Extracted information:
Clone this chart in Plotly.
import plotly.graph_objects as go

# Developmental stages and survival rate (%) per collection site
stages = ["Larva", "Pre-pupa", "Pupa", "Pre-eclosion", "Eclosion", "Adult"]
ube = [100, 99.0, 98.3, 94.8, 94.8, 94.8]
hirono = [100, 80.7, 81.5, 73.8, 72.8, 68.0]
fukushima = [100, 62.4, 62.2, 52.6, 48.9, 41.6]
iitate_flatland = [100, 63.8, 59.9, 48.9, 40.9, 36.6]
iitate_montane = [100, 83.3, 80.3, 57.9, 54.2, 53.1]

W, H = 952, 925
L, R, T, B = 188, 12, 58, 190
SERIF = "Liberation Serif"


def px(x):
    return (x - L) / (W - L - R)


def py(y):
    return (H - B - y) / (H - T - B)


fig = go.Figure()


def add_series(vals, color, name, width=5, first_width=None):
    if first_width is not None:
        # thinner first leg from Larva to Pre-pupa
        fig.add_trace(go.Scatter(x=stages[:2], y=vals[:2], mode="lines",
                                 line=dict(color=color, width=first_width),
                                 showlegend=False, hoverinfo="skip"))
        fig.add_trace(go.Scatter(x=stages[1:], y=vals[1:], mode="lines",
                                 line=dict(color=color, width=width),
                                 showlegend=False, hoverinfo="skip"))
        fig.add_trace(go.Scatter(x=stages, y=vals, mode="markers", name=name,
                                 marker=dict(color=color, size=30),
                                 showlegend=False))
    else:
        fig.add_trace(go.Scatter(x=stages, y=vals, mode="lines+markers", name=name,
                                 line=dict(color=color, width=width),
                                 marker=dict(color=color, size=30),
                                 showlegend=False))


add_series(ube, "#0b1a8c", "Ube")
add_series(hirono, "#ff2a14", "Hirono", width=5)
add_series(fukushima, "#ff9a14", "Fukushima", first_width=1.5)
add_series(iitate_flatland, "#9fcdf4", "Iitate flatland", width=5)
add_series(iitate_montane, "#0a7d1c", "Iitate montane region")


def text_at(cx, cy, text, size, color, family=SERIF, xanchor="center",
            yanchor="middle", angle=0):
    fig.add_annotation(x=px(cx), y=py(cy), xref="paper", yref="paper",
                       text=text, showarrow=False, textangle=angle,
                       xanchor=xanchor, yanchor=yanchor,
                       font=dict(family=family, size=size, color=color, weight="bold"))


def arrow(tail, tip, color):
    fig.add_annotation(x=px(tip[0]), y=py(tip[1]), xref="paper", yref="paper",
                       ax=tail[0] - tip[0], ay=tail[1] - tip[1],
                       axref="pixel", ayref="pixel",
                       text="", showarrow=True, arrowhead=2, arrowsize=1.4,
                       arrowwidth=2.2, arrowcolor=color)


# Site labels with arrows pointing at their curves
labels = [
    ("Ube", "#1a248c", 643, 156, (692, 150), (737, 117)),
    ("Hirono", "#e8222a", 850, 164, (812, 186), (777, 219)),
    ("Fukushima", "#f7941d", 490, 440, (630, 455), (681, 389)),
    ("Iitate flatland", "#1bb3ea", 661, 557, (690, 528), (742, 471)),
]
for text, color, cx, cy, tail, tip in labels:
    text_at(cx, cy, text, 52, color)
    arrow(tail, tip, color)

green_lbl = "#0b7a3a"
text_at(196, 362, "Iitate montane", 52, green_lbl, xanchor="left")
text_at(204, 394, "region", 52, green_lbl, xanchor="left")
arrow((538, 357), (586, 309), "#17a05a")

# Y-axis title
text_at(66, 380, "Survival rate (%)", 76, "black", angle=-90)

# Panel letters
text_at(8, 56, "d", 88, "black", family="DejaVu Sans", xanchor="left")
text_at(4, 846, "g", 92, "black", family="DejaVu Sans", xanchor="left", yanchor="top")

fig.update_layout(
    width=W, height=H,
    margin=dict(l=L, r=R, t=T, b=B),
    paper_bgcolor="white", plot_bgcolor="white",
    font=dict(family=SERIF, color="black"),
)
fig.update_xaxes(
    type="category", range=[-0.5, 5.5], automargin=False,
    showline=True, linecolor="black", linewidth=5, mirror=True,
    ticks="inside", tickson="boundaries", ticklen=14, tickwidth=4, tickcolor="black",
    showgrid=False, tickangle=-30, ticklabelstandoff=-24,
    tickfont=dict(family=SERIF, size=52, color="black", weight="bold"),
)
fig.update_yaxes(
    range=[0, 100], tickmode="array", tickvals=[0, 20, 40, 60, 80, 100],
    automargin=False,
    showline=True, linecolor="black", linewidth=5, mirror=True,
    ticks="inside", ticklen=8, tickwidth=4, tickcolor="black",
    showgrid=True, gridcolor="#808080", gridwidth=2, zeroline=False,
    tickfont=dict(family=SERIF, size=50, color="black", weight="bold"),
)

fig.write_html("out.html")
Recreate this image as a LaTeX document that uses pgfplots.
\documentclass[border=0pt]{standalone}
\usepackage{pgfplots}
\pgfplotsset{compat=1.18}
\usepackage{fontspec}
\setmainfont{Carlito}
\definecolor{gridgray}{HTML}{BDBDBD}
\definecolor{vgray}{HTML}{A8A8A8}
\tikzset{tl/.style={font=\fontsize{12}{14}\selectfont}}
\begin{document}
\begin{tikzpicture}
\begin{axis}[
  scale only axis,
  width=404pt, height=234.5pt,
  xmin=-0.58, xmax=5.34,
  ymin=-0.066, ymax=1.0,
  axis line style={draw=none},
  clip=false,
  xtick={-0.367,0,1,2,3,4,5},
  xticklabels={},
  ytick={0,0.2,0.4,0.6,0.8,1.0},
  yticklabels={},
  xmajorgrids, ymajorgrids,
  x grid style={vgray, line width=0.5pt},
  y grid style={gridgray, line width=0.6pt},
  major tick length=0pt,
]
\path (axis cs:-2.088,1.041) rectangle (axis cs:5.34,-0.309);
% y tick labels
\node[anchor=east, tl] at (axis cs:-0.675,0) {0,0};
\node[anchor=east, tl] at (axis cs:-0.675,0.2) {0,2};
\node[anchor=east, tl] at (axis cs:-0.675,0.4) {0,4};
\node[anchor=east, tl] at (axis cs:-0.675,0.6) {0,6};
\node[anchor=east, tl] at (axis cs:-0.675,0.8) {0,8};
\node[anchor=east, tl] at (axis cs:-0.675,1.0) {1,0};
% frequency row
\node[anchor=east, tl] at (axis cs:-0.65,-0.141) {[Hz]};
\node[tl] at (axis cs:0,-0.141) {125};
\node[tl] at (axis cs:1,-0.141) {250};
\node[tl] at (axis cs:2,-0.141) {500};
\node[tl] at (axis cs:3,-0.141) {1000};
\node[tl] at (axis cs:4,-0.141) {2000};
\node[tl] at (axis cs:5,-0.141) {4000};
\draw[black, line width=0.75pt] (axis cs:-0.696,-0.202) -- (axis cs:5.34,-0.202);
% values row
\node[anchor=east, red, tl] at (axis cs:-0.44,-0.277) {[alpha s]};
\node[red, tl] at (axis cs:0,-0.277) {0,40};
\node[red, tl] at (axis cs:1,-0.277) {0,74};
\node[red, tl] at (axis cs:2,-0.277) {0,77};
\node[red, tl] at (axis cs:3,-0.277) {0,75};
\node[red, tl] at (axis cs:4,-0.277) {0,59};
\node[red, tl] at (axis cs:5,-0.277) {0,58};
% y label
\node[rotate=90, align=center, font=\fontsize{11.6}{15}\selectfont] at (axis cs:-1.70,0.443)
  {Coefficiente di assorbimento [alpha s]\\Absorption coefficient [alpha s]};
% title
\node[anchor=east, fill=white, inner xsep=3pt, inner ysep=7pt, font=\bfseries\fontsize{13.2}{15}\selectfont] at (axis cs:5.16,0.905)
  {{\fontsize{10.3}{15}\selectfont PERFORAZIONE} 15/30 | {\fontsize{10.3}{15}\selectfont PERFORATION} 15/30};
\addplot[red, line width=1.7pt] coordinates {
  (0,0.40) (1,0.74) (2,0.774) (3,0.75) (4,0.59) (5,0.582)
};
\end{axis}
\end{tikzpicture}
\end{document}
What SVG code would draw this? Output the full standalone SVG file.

What you will do:
Stop after the line containing "fig = go.Figure()": print exactly the lines from the start of the entries above up to it, that line included.

Complete answer:
Clone this chart in Plotly.
import plotly.graph_objects as go

# Developmental stages and survival rate (%) per collection site
stages = ["Larva", "Pre-pupa", "Pupa", "Pre-eclosion", "Eclosion", "Adult"]
ube = [100, 99.0, 98.3, 94.8, 94.8, 94.8]
hirono = [100, 80.7, 81.5, 73.8, 72.8, 68.0]
fukushima = [100, 62.4, 62.2, 52.6, 48.9, 41.6]
iitate_flatland = [100, 63.8, 59.9, 48.9, 40.9, 36.6]
iitate_montane = [100, 83.3, 80.3, 57.9, 54.2, 53.1]

W, H = 952, 925
L, R, T, B = 188, 12, 58, 190
SERIF = "Liberation Serif"


def px(x):
    return (x - L) / (W - L - R)


def py(y):
    return (H - B - y) / (H - T - B)


fig = go.Figure()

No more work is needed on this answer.